I think that’s what he is referring to. But he might be forgetting the insane bottle (mag?) of 1995 Trimbach CFE there. Or not.
 
originally posted by Pavel Tchichikov:
originally posted by Jay Miller:

Etienne Calsac l'Echappee Belle is even better from magnum than from 750.

I just could not get over the wood flavors in this wine. I emphasize flavors (rather than balance).

That surprises me a bit to hear though as Jayson will tell you I'm not as oak-averse as some here so long as it's not toasty oak. But I didn't notice anything that I would have described as wood and I've had a fair amount of this wine.
 
I've been drinking a glass or two of the Equipo Navazos La Bota de Fino "que va para Amontillado" No 85 the last few nights and it is something really special. Richer and more oxidative/caramelly than a typical fino but still remarkably light with a hauntingly beautiful fragrance.
 
originally posted by Salil Benegal:
I've been drinking a glass or two of the Equipo Navazos La Bota de Fino "que va para Amontillado" No 85 the last few nights and it is something really special. Richer and more oxidative/caramelly than a typical fino but still remarkably light with a hauntingly beautiful fragrance.

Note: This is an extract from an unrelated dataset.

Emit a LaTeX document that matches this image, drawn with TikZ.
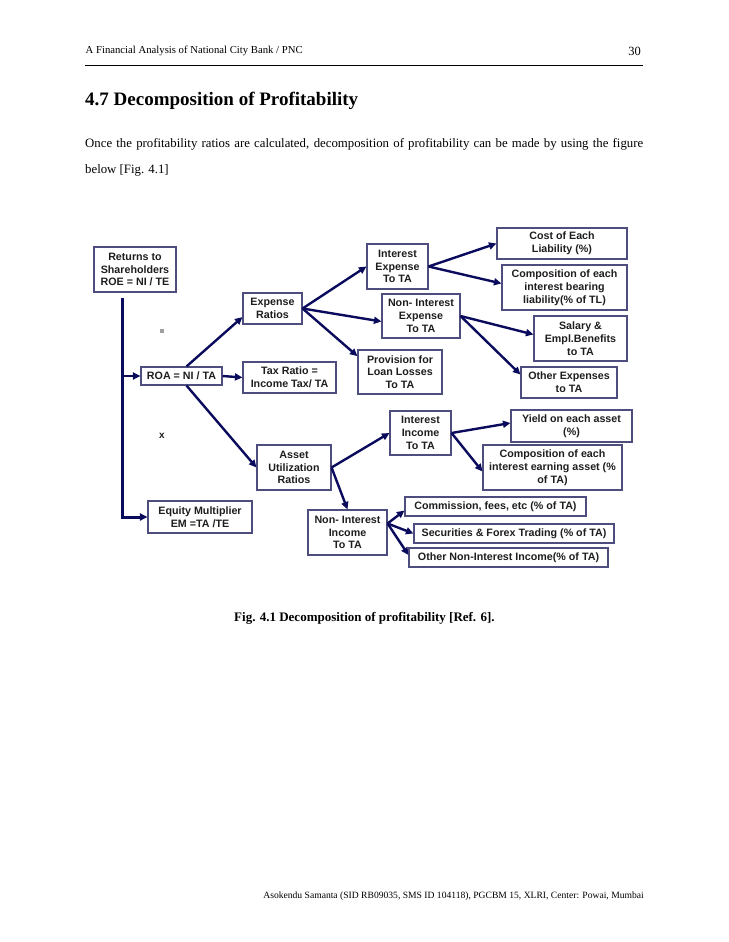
\documentclass[tikz,border=0pt]{standalone}
\usepackage{fontspec}
\setmainfont{Liberation Serif}
\newfontfamily\arialf{Liberation Sans}
\usetikzlibrary{arrows.meta,calc}
\definecolor{navy}{HTML}{0B0B5E}
\definecolor{boxc}{HTML}{4E4E7E}
\definecolor{txt}{HTML}{1E1E1E}
\begin{document}
\begin{tikzpicture}[x=1pt,y=-1pt,
  bx/.style={draw=boxc,line width=1.1pt,inner sep=0pt,align=center,text=txt,
    font=\arialf\bfseries\fontsize{10.7}{12.8}\selectfont},
  arr/.style={draw=navy,line width=2.4pt,-{Triangle[length=7.5pt,width=7pt]}},
  trunk/.style={draw=navy,line width=3pt,-{Triangle[length=7.5pt,width=7pt]}},
  pg/.style={inner sep=0pt,text=black}
]
\useasboundingbox (0,0) rectangle (728,942);
\fill[white] (0,0) rectangle (728,942);

% page text
\node[pg,anchor=base west,font=\fontsize{10.7}{12}\selectfont] (hdr) at (85.5,53.5) {A Financial Analysis of National City Bank / PNC};
\node[pg,anchor=base east,font=\fontsize{12.5}{14}\selectfont] (pnum) at (641,56) {30};
\coordinate (r0) at (85,65.5);
\coordinate (r1) at (643,65.5);
\draw[line width=1pt] (r0) -- (r1);
\node[pg,anchor=base west,font=\bfseries\fontsize{19}{22}\selectfont] (ttl) at (85,105) {4.7 Decomposition of Profitability};
\node[pg,anchor=base west,font=\fontsize{12.8}{14}\selectfont] (p1) at (85,147) {\makebox[558pt][s]{Once the profitability ratios are calculated, decomposition of profitability can be made by using the figure}};
\node[pg,anchor=base west,font=\fontsize{12.8}{14}\selectfont] (p2) at (85,173) {below [Fig. 4.1]};
\node[pg,anchor=base west,font=\bfseries\fontsize{13}{15}\selectfont] (cap) at (234,621) {Fig. 4.1 Decomposition of profitability [Ref. 6].};
\node[pg,anchor=base east,font=\fontsize{9.6}{12}\selectfont] (foot) at (644,898) {Asokendu Samanta (SID RB09035, SMS ID 104118), PGCBM 15, XLRI, Center: Powai, Mumbai};

% boxes
\node[bx,minimum width=82pt,minimum height=45pt] (ret) at (135,269.5) {Returns to\\Shareholders\\ROE = NI / TE};
\node[bx,minimum width=59pt,minimum height=31pt] (exp) at (272.5,308.5) {Expense\\Ratios};
\node[bx,minimum width=81pt,minimum height=18pt] (roa) at (181.5,376) {ROA = NI / TA};
\node[bx,minimum width=93pt,minimum height=31pt] (tax) at (289.5,377.5) {Tax Ratio =\\Income Tax/ TA};
\node[bx,minimum width=61pt,minimum height=45pt] (ie) at (397.5,266.5) {Interest\\Expense\\To TA};
\node[bx,minimum width=78pt,minimum height=44pt] (nie) at (421,316) {Non- Interest\\Expense\\To TA};
\node[bx,minimum width=84pt,minimum height=44pt] (prov) at (400,372) {Provision for\\Loan Losses\\To TA};
\node[bx,minimum width=130pt,minimum height=31pt] (cost) at (562,243.5) {Cost of Each\\Liability (\%)};
\node[bx,minimum width=125pt,minimum height=45pt] (compl) at (564.5,287.5) {Composition of each\\interest bearing\\liability(\% of TL)};
\node[bx,minimum width=93pt,minimum height=45pt] (sal) at (580.5,338.5) {Salary \&\\Empl.Benefits\\to TA};
\node[bx,minimum width=96pt,minimum height=31pt] (oth) at (569,382.5) {Other Expenses\\to TA};
\node[bx,minimum width=74pt,minimum height=45pt] (au) at (294,467.5) {Asset\\Utilization\\Ratios};
\node[bx,minimum width=104pt,minimum height=32pt] (em) at (200,517) {Equity Multiplier\\EM =TA /TE};
\node[bx,minimum width=79pt,minimum height=45pt] (nii) at (347.5,532.5) {Non- Interest\\Income\\To TA};
\node[bx,minimum width=61pt,minimum height=44pt] (ii) at (420.5,433) {Interest\\Income\\To TA};
\node[bx,minimum width=121pt,minimum height=32pt] (yld) at (571.5,426) {Yield on each asset\\(\%)};
\node[bx,minimum width=139pt,minimum height=45pt] (compa) at (552.5,467.5) {Composition of each\\interest earning asset (\%\\of TA)};
\node[bx,minimum width=181pt,minimum height=19pt] (com) at (495.5,506.5) {Commission, fees, etc (\% of TA)};
\node[bx,minimum width=200pt,minimum height=19pt] (sec) at (514,533.5) {Securities \& Forex Trading (\% of TA)};
\node[bx,minimum width=199pt,minimum height=19pt] (onii) at (508.5,557.5) {Other Non-Interest Income(\% of TA)};

% marks
\node[fill=gray!75,minimum size=4pt,inner sep=0pt] (mk) at (162,331) {};
\node[inner sep=0pt,text=txt,font=\arialf\bfseries\fontsize{10}{10}\selectfont] (xm) at (162,436) {x};

% trunk
\coordinate (t0) at (122.7,298);
\draw[trunk] (t0) |- (em.west);
\draw[arr] (t0 |- roa.west) -- (roa.west);

% connectors
\draw[arr] (roa.east) -- (tax.west);
\draw[arr] ($(roa.north)+(5,0)$) -- ($(exp.south west)+(0,-7.5)$);
\draw[arr] ($(roa.south)+(5,0)$) -- (au.west);
\draw[arr] (exp.east) -- (ie.west);
\draw[arr] (exp.east) -- ($(nie.west)+(0,5.5)$);
\draw[arr] (exp.east) -- ($(prov.north west)+(0,6.7)$);
\draw[arr] (ie.east) -- (cost.west);
\draw[arr] (ie.east) -- ($(compl.west)+(0,-4)$);
\draw[arr] (nie.east) -- ($(sal.west)+(0,-4)$);
\draw[arr] (nie.east) -- ($(oth.west)+(0,-8)$);
\draw[arr] (au.east) -- (ii.west);
\draw[arr] (au.east) -- (nii.north);
\draw[arr] (ii.east) -- ($(yld.west)+(0,-3)$);
\draw[arr] (ii.east) -- ($(compa.west)+(0,4)$);
\draw[arr] ($(nii.east)+(0,-9)$) -- ($(com.south west)+(0,-6)$);
\draw[arr] ($(nii.east)+(0,-9)$) -- (sec.west);
\draw[arr] ($(nii.east)+(0,-9)$) -- ($(onii.west)+(0,-2.5)$);
\end{tikzpicture}
\end{document}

Are you drinking it with food? Curious what and how they work together.
 
Had it one night at the start of a meal with bread/cheeses/a couple of RWC/Kermit olive oils (speaking of which, the Moulin Cornille and Vetrice are fantastic), on other nights it was just on its own at the end of the meal. Might have another couple of glasses with Chinese (hopefully Sichuan) takeout this evening though.
 
originally posted by Jayson Cohen:
originally posted by Salil Benegal:
I've been drinking a glass or two of the Equipo Navazos La Bota de Fino "que va para Amontillado" No 85 the last few nights and it is something really special. Richer and more oxidative/caramelly than a typical fino but still remarkably light with a hauntingly beautiful fragrance.

Are you drinking it with food? Curious what and how they work together.

moro.jpg
 
2014 Jean-Philippe Fichet Auxey-Duresses: Looking at the archives, VLM has posted on Fichet wines many times, but no one else really has. This was typical of the domaine -- lithe and mineral for contemporary white Burgundy, with no overt reduction or oak poking out. The Fichet wines can be a little spendy, although not really in the context of Meursault, but those here who don't know them should take a spin when an opportunity presents. This Auxey is a carefully grown and raised wine, and current vintages retail for $50ish.
 
originally posted by Jim Hanlon:
2014 Jean-Philippe Fichet Auxey-Duresses: Looking at the archives, VLM has posted on Fichet wines many times, but no one else really has. This was typical of the domaine -- lithe and mineral for contemporary white Burgundy, with no overt reduction or oak poking out. The Fichet wines can be a little spendy, although not really in the context of Meursault, but those here who don't know them should take a spin when an opportunity presents. This Auxey is a carefully grown and raised wine, and current vintages retail for $50ish.

amen on the fichet auxey-duresses. . .much better than their bourgogne and bougogne v.v., and so much $$ less than the village meursault. a great wine at that price point.